1. The District Munsif found that plaintiff was the karnavan of his tarwad and that the plaint property was the self-acquisition of the former karnavan Kunhi Mayan, but that the so-called will (vasyat) was not valid since the property lapsed to the tarwad at Kunhi Mayan's death in 1859 [Kallati Kunju Menon v. Palal Erracha Menon, 2 M.H.C.R. 162], and hence that the suit was barred.
2. On appeal the Subordinate Judge concurred with the District Munsif on the first two issues, but held on the authority of Alarmi v. Komu I.L.R. 12 Mad. 126, and S.A. No. 39.5 of 1887, that the will was valid, inasmuch as Kunhi Mayan had a power of disposition by gift inter vivos, and secondly, that the family had accepted and recognized the life interest of Urnmaya and that limitation could only run against defendants from the date of her death (1880); hence that the suit was not barred.
3. In the case of Alami v. Komu I.L.R. 12 Mad. 126 the testator had no heirs of any kind, and the question was between his devisees and the Crown in S.A. No. 395 of 1887, the question was between devisees and Attaladakam heirs only; and in both these cases the will was held valid.
4. But it is not necessary in the present case to decide whether the principle laid down in Alami v. Komu I.L.R. 12 Mad. 126, would apply when there were heirs in the tarwad itself, for, on referring to the vasyat (Exhibit A), we find that it purports to be a deed of gift and not a testamentary disposition, though the gift is limited to a life-interest only.
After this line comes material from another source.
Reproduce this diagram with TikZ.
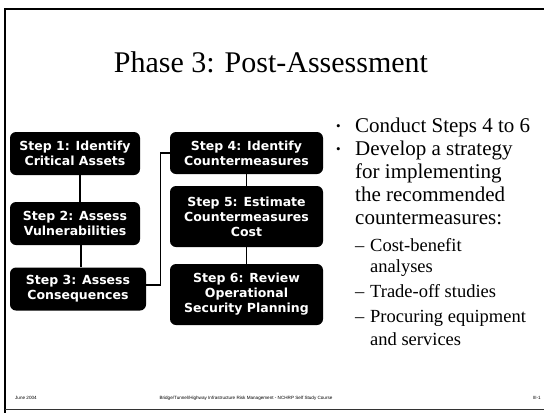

It purports, however, to come into effect at once, and thus must be regarded as a gift inter vivos, and the Subordinate Judge is fully justified in finding on the evidence that the disposition has been recognized and accepted by the tarwad.
5. Time will therefore run from the death of Ummaya in 1880, and, as it is found that defendants only got possession through this lady, the suit is not barred.
6. The second appeal is dismissed with costs.